The clarification from the Romney campaign could complicate efforts by other Republicans to drive the tax-hike theme, but at the same time allows Romney to take on the court's decision directly.

Fehrnstrom said Monday the governor disagreed with the ruling of the court and agrees with the dissent written by Justice Antonin Scalia, “which clearly states the mandate was not a tax.”

On Sunday, White House Chief of Staff Jack Lew insisted the consequence was not a tax -- an apparent attempt to avoid an election-year, GOP bludgeoning about a tax increase.

However, Democratic and Republican leaders appeared to stumble on their position, or at least their wording.

“"It's a ta—. It’s a penalty for free riders," House Minority Leader Nancy Pelosi said on NBC’s “Meet the Press.”

GOP House Speaker John Boehner said on CBS’ “Face the Nation” that Americans are being required “to either provide health insurance or pay a fine.”

He immediately caught himself, saying “Well, I'm sorry, a tax.
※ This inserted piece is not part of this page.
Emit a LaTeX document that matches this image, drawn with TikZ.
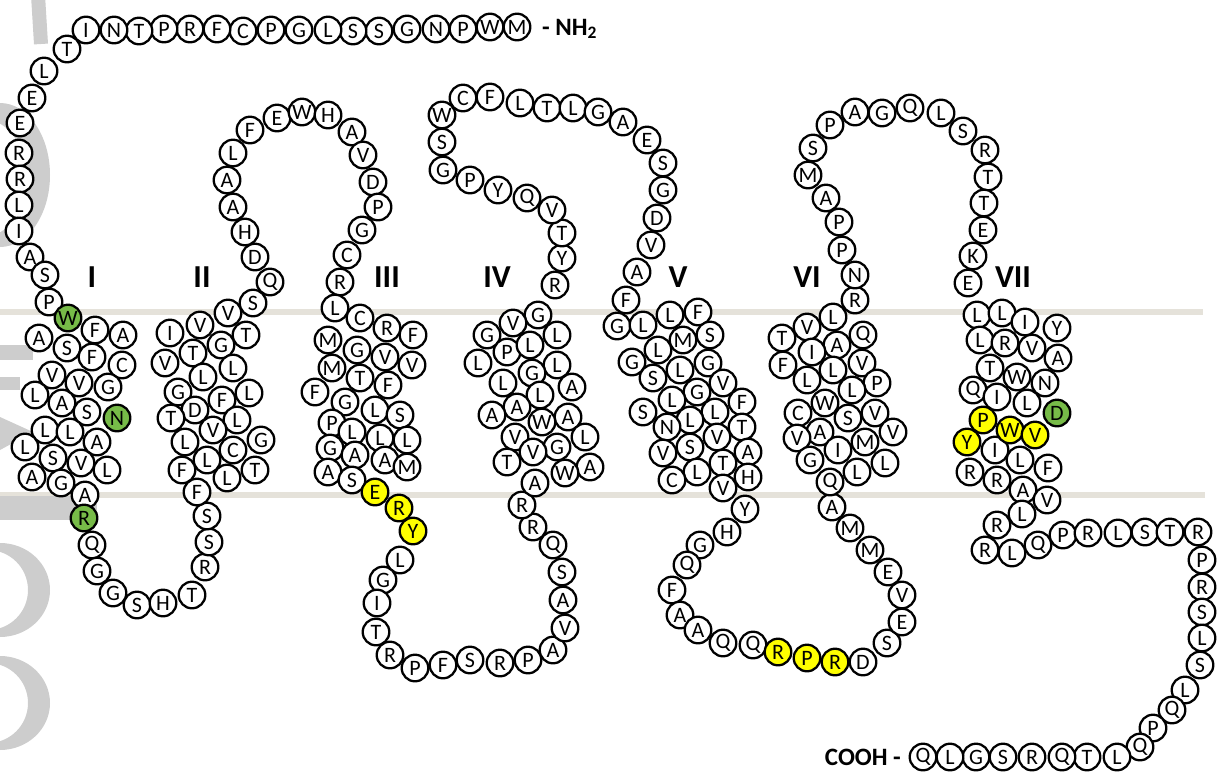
\documentclass[tikz,border=0pt]{standalone}
\usepackage{fontspec}
\setmainfont{Carlito}
\definecolor{bandc}{RGB}{229,226,218}
\definecolor{wmc}{RGB}{205,205,205}
\definecolor{grn}{RGB}{119,187,72}
\definecolor{ylw}{RGB}{255,255,0}
\tikzset{
 res/.style={circle,draw=black,line width=1.15pt,fill=white,minimum size=13.3pt,inner sep=0pt,font=\fontsize{11}{11}\selectfont},
 gres/.style={res,fill=grn},
 yres/.style={res,fill=ylw},
 tmlabel/.style={font=\bfseries\fontsize{16}{16}\selectfont},
 termlabel/.style={font=\bfseries\fontsize{12.5}{12.5}\selectfont},
 band/.style={fill=bandc},
 wm/.style={fill=wmc}
}
\begin{document}
\begin{tikzpicture}[x=0.5pt,y=-0.5pt]
\useasboundingbox (0,0) rectangle (1217,772);
% membrane
\fill[band] (0,309) rectangle (1203,315);
\fill[band] (0,492) rectangle (1205,498);
% watermark (partial, cut by the left edge)
\draw[wmc,line width=7pt] (38,-5) -- (41,44);
\fill[wm,even odd rule] (0,175) ellipse [x radius=50,y radius=72] (-14,178) ellipse [x radius=40,y radius=58];
\fill[wm] (0,345) rectangle (33,360);
\fill[wm] (0,377) rectangle (20,390);
\fill[wm] (0,417) -- (33,432) -- (0,450) -- cycle;
\fill[wm,even odd rule] (0,590) ellipse [x radius=50,y radius=47] (-12,590) ellipse [x radius=40,y radius=40];
\fill[wm,even odd rule] (0,703) ellipse [x radius=50,y radius=47] (-12,703) ellipse [x radius=40,y radius=40];
\fill[wm] (0,496) rectangle (97,520);
% N-terminus
\foreach \px/\py/\pl [count=\i] in {517/27/M,490/27/W,463/29/P,436/29/N,407/29/G,379/31/S,353/31/S,328/30/L,299/30/G,271/30/P,243/31/C,217/29/F,190/29/R,164/29/P,139/31/T,114/30/N,86/30/I,67/49/T,44/71/L,32/98/E,20/123/E,19/153/R,20/179/R,19/205/L,19/231/I,30/257/A,45/275/S,49/302/P}
  \node[res] (nt\i) at (\px,\py) {\pl};
% TM1
\foreach \px/\py/\pl [count=\i] in {39/338/A,67/348/S,95/330/F,123/335/A,92/357/F,122/365/C,52/375/V,79/383/V,108/387/G,35/395/L,62/403/A,87/412/S,45/430/L,70/432/L,97/442/A,25/447/L,53/458/S,81/463/V,107/470/L,32/477/A,61/483/G,85/495/A}
  \node[res] (ha\i) at (\px,\py) {\pl};
\node[gres] (gW) at (68,318) {W};
\node[gres] (gN) at (117,418) {N};
\node[gres] (gR) at (84,518) {R};
% ICL1
\foreach \px/\py/\pl [count=\i] in {92/545/Q,97/571/G,113/593/G,137/605/S,163/603/H,192/595/T,205/567/R,209/542/S,207/516/S,197/492/F}
  \node[res] (ia\i) at (\px,\py) {\pl};
% TM2
\foreach \px/\py/\pl [count=\i] in {170/333/I,200/325/V,228/313/V,253/303/S,246/335/T,221/345/G,165/363/V,193/353/T,233/368/L,203/377/L,178/392/G,249/393/L,222/400/F,195/410/D,171/418/T,237/420/L,213/430/V,261/440/G,185/442/L,233/450/C,207/460/L,255/470/T,182/470/F,227/478/L}
  \node[res] (hb\i) at (\px,\py) {\pl};
% ECL1
\foreach \px/\py/\pl [count=\i] in {270/282/Q,255/257/D,245/232/H,233/207/A,227/180/A,233/153/L,250/130/F,277/118/E,302/112/W,328/115/H,352/132/A,363/155/V,373/182/D,378/207/P,362/230/G,347/255/C,340/282/R}
  \node[res] (ea\i) at (\px,\py) {\pl};
% TM3
\foreach \px/\py/\pl [count=\i] in {335/308/L,360/318/C,387/328/R,413/335/F,328/340/M,357/350/G,385/357/V,412/365/V,332/368/M,360/378/T,388/385/F,315/392/F,345/402/G,375/410/L,400/415/S,332/423/P,352/432/L,380/438/L,407/440/L,330/448/G,355/455/A,385/460/A,407/467/M,328/472/A,352/480/S}
  \node[res] (hc\i) at (\px,\py) {\pl};
\node[yres] (yE) at (375,492) {E};
\node[yres] (yR) at (399,508) {R};
\node[yres] (yY) at (413,531) {Y};
% ICL2
\foreach \px/\py/\pl [count=\i] in {400/560/L,383/580/G,377/603/I,376/632/T,390/655/R,415/668/P,443/665/F,470/660/S,500/663/R,528/660/P,553/650/A,565/628/V,563/600/A,562/572/S,553/545/Q,533/527/R,522/505/R,535/483/A}
  \node[res] (ib\i) at (\px,\py) {\pl};
% TM4
\foreach \px/\py/\pl [count=\i] in {538/315/G,513/323/V,487/335/G,557/335/L,507/352/P,530/345/L,478/363/L,557/365/L,532/373/G,503/383/L,572/387/A,540/395/L,517/407/A,492/415/A,568/417/A,542/422/W,585/437/L,515/437/V,557/447/G,533/452/V,507/462/T,590/467/A,565/473/W}
  \node[res] (hd\i) at (\px,\py) {\pl};
% ECL2
\foreach \px/\py/\pl [count=\i] in {555/285/R,562/258/Y,562/233/T,552/210/V,527/198/Q,498/190/Y,470/180/P,443/170/G,442/142/S,442/115/W,463/98/C,490/97/F,520/103/L,547/108/T,573/108/L,598/112/G,623/122/A,647/140/E,663/163/S,663/190/G,657/218/D,651/245/V,637/272/A,626/300/F}
  \node[res] (eb\i) at (\px,\py) {\pl};
% TM5
\foreach \px/\py/\pl [count=\i] in {617/326/G,643/325/L,670/315/L,698/312/F,710/335/S,683/340/M,658/350/L,632/362/G,708/363/G,680/370/L,653/378/S,723/383/V,697/392/G,672/400/L,742/402/F,643/412/S,715/412/L,690/420/L,667/427/N,742/427/T,717/437/V,690/447/S,663/453/V,748/452/A,723/463/T,697/472/L,672/480/C,748/477/H,723/488/V}
  \node[res] (he\i) at (\px,\py) {\pl};
% ICL3
\foreach \px/\py/\pl [count=\i] in {745/509/Y,727/532/H,700/545/G,687/565/Q,672/590/F,680/615/A,698/630/A,723/643/Q,753/645/Q,863/662/D,887/643/S,902/622/E,902/595/V,888/572/E,870/550/M,850/528/M,832/507/A,830/482/Q}
  \node[res] (ic\i) at (\px,\py) {\pl};
\node[yres] (yR2) at (778,652) {R};
\node[yres] (yP2) at (807,658) {P};
\node[yres] (yR3) at (835,662) {R};
% TM6
\foreach \px/\py/\pl [count=\i] in {833/317/L,807/327/V,782/338/T,863/335/Q,837/345/A,812/352/I,783/365/F,862/363/V,833/370/L,877/383/P,807/380/L,852/390/L,825/403/W,798/413/C,875/413/V,848/418/S,820/432/A,893/432/V,797/438/V,865/442/M,838/450/I,810/460/G,885/463/L,857/472/L}
  \node[res] (hf\i) at (\px,\py) {\pl};
% ECL3
\foreach \px/\py/\pl [count=\i] in {855/300/R,855/275/N,842/250/P,839/222/P,826/198/A,808/175/M,813/148/S,830/125/P,855/112/A,882/113/G,910/108/Q,941/113/L,963/131/S,985/150/R,988/177/T,984/203/T,983/230/E,973/256/K,968/283/E}
  \node[res] (ec\i) at (\px,\py) {\pl};
% TM7
\foreach \px/\py/\pl [count=\i] in {977/315/L,1002/313/L,1025/322/I,1057/328/Y,980/340/L,1005/343/R,1032/348/V,1058/358/A,990/368/T,1017/377/W,1045/383/N,973/390/Q,997/397/I,1027/403/L,995/450/I,1020/460/L,1048/468/F,970/472/R,997/480/R,1023/490/A,1047/500/V}
  \node[res] (hg\i) at (\px,\py) {\pl};
\node[gres] (gD) at (1057,413) {D};
\node[yres] (yP) at (983,420) {P};
\node[yres] (yW) at (1010,430) {W};
\node[yres] (yV) at (1035,435) {V};
\node[yres] (yY2) at (967,442) {Y};
% C-terminus
\foreach \px/\py/\pl [count=\i] in {1022/514/L,997/525/R,985/550/R,1012/553/L,1038/545/Q,1063/535/P,1088/533/R,1118/533/L,1145/532/S,1170/532/T,1198/532/R,1202/560/P,1202/587/R,1202/612/S,1202/638/L,1200/665/S,1185/690/L,1172/710/Q,1153/728/P,1140/747/Q,1117/757/L,1087/757/T,1062/757/Q,1032/757/R,1003/757/S,976/757/G,950/757/L,923/757/Q}
  \node[res] (ct\i) at (\px,\py) {\pl};
% labels
\node[tmlabel] (L1) at (92,277) {I};
\node[tmlabel] (L2) at (202,277) {II};
\node[tmlabel] (L3) at (387,277) {III};
\node[tmlabel] (L4) at (497,277) {IV};
\node[tmlabel] (L5) at (678,277) {V};
\node[tmlabel] (L6) at (807,277) {VI};
\node[tmlabel] (L7) at (1013,277) {VII};
\node[termlabel,anchor=west] (nh2) at (535,29) {- NH\textsubscript{2}};
\node[termlabel,anchor=east] (cooh) at (908,757) {COOH -};
\end{tikzpicture}
\end{document}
It's now a tax, since the court said it was a tax.”

Fehrnstrom and other Republicans argue the problem is largely that when Obama presented the plan to Congress he had to call the consequence a penalty because lawmakers would have balked at passing a tax increase. Then he sent lawyers before the high court to argue the consequence was a tax, and now the administration is calling it a penalty.